At this point in the evolution of IT, there is very little benefit for anyone in telling companies what they should be doing. While people might disagree on the details, there is a pretty clear hierarchy of needs in IT, akin to to Maslow’s hierarchy of needs for humans.
A Theory of IT Motivation – Maslow’s Pyramid in the Cloud
The idea behind the hierarchy is that fundamental needs must be fulfilled first, and only then can attention move to the next layer of the pyramid. For humans, the most fundamental need is physiological, the basic requirements for survival. In IT, this the basic keep the lights on level: is the infrastructure up and running?
The next level is safety needs. For humans, this means both physical and economic security, as well as health and general well-being. This maps pretty cleanly to IT, with a focus on performance and security monitoring.
After that we get to love and belonging, or the need for interpersonal relationships. This might seem irrelevant to IT, but there is definitely a need for relationships, integration and orchestration between IT components.
The next level, esteem, is easier. Many “civilian” users have a poor opinion of IT, but a good relationship between IT and the business is key to delivering many of the benefits of modern IT. This means self-service, rapid, and automated delivery of IT services.
Once all of this is in place, it’s time to think about where to go next: self-actualization. This level is about the realization of potential. Most organizations have significant latent IT potential, but they are unable to unlock it unless they have completed the previous steps. However, once IT services are running reliably, monitored, integrated, automated, and responsive, all sorts of possibilities open up. These days, business runs at the speed of IT; if the lower levels of the pyramid are not solidly built, IT will be a bottleneck, but once the peak of the pyramid has been reached, IT enables the business to run faster than had ever been possible.

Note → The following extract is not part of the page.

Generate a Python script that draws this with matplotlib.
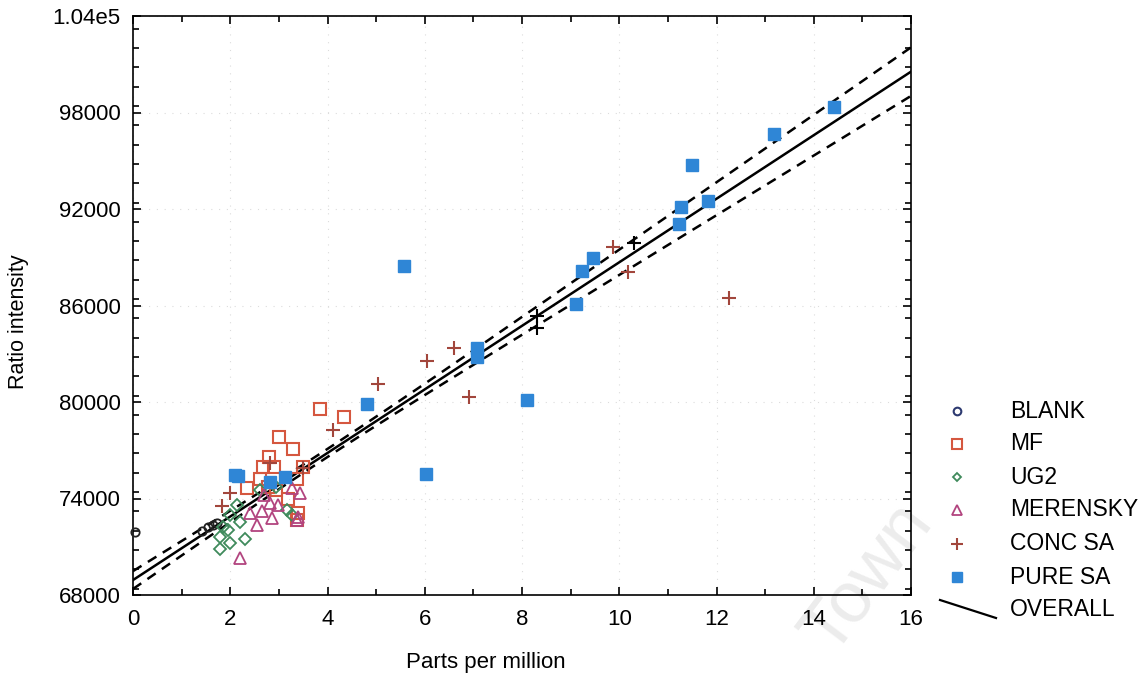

When it’s all laid out like that, it seems pretty obvious – so why don’t all companies do this?
A New Approach to IT Management
The problem is that the pyramid is steep, and companies keep sliding back down the sides. The pace with which new technology is introduced means that you can never be done with a layer. Rather, you will have a good handle on physical infrastructure, and then you have to extend your process to virtualization. No sooner have you done that, than you have to deal with containers and microservices.
Every time, you have to start again at the bottom of the pyramid: how do we roll this thing out? Okay, now it’s running, how do we monitor it to make sure it keeps running? Right, now we have to figure out how to tie it into everything else, and then we can open it up to users.
The result of this iterative process is often a maturity mismatch across the organization. Older technologies may have more established processes – or they may be a mish-mash of hacks, workarounds and one-time exceptions. Newer technologies may take advantage of the clean playing field to do The Right Thing – or they may try to run before they can walk, and end up in a mess.
How can IT master this process, and reach self-actualization?
The key is to gather information about the state of the entire pyramid. Instead of treating each level as completely distinct and separate from others, operations teams need to put together information from different levels into a single coherent picture. The same goes within individual levels, of course, where differences between technologies can further fracture the picture.
Taking a holistic view of the whole pyramid at once is how IT organizations can develop and grow as a key enabling component of company’s’ success. The pyramid is why IT absolutely does matter as a strategic differentiator for companies.
While everybody is trying to scale the same pyramid, the way they go about it will determine their relative success. The pace of a business is ultimately constrained by the pace of the systems that support it, so all else being equal, an increase in the responsiveness of IT is an increase in the agility of the business.
Getting to this point requires a radically new approach to IT, and a new set of technologies to match. This is no longer an environment where Five-Year Plans can be mapped out in advance and then executed predictably. The new IT must flow with the changes, reacting to changing requirements and conditions. There is no time to provision physical servers with fistfuls of discs, or to push a baker’s dozen of monitoring agents and laboriously correlate their outputs. Sure, graybeards who have been around the beginning can take one look at a scrolling screen and spot a problem – but they’re not always around, and anyway shouldn’t be spending their valuable time watching screens in the first place.
The value of IT moves up the pyramid too, abstracting the lower levels and trusting to automated processes to do their part. The self-realization of IT professionals is no longer in being in the loop of every single activity, hands on the keyboard, staring at many screens. Instead, it lies in taking that strategic view, working on what needs to happen next, and everything that is required to get there.
This is what enables the ultimate dimension of Maslow’s model: self-transcendence. This is what happens when IT is so transparent to users that it disappears entirely. We only perceive what blocks or distorts a signal, or adds friction to a process. IT that transcends these limitations simply disappears, from the point of view of its users.